ADMIRAL BROWNING Battle Stations reviews

Showing all collaborators reviews and last reviews preview | Show all reviews/ratings

Collaborators/Experts Reviews

Review by J-Man
3 stars The third full-length outing from Admiral Browning is certainly one of the more interesting instrumental metal efforts I've heard this year. Rather than playing along with the hordes of shred-inspired instrumental acts, this Maryland-based trio takes the best of stoner metal, doom metal, and sludge metal and adds a touch of post rock that sets them apart from most bands on the scene. Battle Stations is an album with a raw, unpolished atmosphere and enough quality riffs to satisfy any fan of solid and meaty guitar playing. I'd still like to see a bit more variation and diversity in Admiral Browning's sound, but their overall sense of originality easily makes this one of the better instrumental metal albums this year has to offer.

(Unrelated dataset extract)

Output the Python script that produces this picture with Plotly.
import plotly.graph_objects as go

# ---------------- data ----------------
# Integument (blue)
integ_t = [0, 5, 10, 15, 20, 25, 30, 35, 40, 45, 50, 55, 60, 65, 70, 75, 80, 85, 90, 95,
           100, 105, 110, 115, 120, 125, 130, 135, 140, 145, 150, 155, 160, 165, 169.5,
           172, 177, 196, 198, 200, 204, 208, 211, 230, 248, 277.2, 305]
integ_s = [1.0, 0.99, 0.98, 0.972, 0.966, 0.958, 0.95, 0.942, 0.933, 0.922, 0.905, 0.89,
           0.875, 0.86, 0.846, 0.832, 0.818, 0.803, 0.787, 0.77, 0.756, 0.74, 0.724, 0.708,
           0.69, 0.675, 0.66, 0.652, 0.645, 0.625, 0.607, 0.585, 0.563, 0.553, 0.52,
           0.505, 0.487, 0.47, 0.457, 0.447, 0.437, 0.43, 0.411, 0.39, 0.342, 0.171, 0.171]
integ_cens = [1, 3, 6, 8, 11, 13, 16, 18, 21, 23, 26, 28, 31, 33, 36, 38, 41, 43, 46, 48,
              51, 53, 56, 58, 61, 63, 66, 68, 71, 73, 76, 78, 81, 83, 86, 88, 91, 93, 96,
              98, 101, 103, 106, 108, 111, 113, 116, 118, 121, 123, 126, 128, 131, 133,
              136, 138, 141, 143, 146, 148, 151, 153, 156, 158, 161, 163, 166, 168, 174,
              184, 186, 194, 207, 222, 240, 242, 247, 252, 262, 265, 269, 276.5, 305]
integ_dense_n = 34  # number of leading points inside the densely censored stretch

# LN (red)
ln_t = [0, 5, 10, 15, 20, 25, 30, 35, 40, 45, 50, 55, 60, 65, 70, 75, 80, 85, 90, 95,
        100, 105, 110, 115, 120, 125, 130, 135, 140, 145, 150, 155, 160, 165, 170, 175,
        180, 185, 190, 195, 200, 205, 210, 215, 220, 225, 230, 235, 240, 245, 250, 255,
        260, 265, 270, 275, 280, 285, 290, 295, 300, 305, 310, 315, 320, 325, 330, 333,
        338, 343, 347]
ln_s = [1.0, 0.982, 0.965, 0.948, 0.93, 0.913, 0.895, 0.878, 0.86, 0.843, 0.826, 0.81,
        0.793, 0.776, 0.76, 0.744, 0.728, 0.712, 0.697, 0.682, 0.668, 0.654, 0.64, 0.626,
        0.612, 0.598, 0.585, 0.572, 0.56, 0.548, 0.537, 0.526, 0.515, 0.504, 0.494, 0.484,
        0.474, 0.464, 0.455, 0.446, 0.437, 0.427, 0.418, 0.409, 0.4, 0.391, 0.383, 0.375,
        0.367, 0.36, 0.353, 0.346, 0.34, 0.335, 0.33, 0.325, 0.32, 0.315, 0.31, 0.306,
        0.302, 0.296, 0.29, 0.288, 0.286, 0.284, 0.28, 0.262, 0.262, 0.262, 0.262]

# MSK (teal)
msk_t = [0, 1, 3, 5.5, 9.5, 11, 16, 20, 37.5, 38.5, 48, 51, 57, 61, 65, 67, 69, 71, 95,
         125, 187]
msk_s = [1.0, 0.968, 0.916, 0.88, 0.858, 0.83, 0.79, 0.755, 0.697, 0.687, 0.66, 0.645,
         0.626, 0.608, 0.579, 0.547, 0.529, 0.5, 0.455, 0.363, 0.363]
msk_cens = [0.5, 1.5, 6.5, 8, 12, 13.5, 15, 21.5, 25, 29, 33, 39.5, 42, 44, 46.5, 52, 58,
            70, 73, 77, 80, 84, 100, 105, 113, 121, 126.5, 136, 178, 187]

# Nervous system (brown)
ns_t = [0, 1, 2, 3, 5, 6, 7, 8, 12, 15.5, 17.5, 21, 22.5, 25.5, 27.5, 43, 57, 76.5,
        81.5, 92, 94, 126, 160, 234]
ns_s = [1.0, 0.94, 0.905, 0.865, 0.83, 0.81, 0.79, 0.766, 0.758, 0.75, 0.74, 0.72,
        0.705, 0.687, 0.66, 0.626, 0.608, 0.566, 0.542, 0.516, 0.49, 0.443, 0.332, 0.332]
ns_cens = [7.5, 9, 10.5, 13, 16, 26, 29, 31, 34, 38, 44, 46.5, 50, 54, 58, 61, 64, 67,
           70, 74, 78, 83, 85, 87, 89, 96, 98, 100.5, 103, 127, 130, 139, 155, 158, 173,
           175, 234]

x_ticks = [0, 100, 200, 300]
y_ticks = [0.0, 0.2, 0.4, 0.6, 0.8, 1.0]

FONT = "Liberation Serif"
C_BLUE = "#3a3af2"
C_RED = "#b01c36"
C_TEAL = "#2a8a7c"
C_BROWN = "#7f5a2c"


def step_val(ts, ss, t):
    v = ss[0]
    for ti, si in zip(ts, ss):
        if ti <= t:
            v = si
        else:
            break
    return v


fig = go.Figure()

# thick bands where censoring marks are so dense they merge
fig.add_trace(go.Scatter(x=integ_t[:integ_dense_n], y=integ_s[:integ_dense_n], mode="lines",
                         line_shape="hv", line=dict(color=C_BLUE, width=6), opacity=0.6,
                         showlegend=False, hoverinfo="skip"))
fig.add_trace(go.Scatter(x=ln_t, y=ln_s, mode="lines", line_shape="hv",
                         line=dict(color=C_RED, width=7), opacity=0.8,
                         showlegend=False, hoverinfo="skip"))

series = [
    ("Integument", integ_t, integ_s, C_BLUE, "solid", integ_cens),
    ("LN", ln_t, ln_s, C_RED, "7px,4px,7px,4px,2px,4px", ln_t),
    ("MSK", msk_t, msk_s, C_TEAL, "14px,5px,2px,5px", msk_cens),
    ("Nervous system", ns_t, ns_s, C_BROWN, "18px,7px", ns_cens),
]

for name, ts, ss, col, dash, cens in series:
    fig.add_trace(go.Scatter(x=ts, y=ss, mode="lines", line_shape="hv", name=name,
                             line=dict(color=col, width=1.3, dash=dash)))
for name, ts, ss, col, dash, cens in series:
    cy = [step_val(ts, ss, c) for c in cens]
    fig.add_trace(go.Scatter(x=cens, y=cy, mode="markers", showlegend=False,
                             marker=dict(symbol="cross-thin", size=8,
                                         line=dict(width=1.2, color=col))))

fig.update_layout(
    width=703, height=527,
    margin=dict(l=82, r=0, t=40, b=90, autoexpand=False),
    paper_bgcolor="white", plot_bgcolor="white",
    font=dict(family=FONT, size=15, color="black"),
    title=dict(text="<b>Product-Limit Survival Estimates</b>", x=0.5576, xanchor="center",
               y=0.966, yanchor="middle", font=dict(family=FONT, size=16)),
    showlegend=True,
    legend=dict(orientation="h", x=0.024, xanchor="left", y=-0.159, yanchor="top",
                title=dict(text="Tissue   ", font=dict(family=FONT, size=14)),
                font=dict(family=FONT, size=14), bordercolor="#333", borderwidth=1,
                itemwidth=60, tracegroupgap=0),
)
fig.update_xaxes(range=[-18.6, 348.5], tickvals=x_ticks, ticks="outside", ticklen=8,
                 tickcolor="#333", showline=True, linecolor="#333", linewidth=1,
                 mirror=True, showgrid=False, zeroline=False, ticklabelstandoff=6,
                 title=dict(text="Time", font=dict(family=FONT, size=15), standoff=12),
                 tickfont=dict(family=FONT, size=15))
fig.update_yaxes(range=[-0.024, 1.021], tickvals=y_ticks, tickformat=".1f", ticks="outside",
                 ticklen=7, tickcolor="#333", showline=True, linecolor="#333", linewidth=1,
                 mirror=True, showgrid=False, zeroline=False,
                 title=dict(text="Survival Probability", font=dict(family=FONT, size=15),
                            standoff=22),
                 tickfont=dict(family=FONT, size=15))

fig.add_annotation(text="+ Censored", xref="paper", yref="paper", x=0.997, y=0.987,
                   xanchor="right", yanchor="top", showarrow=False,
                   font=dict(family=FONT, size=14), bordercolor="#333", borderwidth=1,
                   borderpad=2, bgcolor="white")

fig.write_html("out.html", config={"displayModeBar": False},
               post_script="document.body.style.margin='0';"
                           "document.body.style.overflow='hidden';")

Although there are quite a few times where you could point to the music on Battle Stations and claim that it's simply "stoner metal without a vocalist", the intricate riffs and impressive guitar solos immediately prove that Admiral Browning are not just concerned with writing repetitive doom-laden riffs. The post rock-influenced "One Lucky Canary" and the almost Middle Eastern-tinged "Interlude" also differentiate these guys substantially from other instrumental stoner acts. Admiral Browning are also very capable musicians who know a thing or two about writing quality instrumental tracks. Although I will admit that a few sections on Battle Stations do feel too repetitive, most of the riffs here are highly memorable and the fantastic solos from Matt LeGrow keep things interesting throughout the album's duration. I would've liked a few more post rock sections - something that Admiral Browning does exceptionally well - as well as a more polished production, but neither are major issues when looking at the big picture. By and large, Battle Stations is a high-quality and highly recommendable effort.

Admiral Browning have really impressed with this album, and I can safely say that I'll be keeping a close eye on them in the coming years. Even though Battle Stations may not be flawless, it shows a great willingness to experiment - and that immediately gives any act my respect. With slightly more coherent song structures and a more professional production, this band's next outing may really be something special. As far as Battle Stations is concerned, I'd say a recommendable 3.5 stars are well-deserved. Those who enjoy instrumental metal free of clichés should find plenty to love here.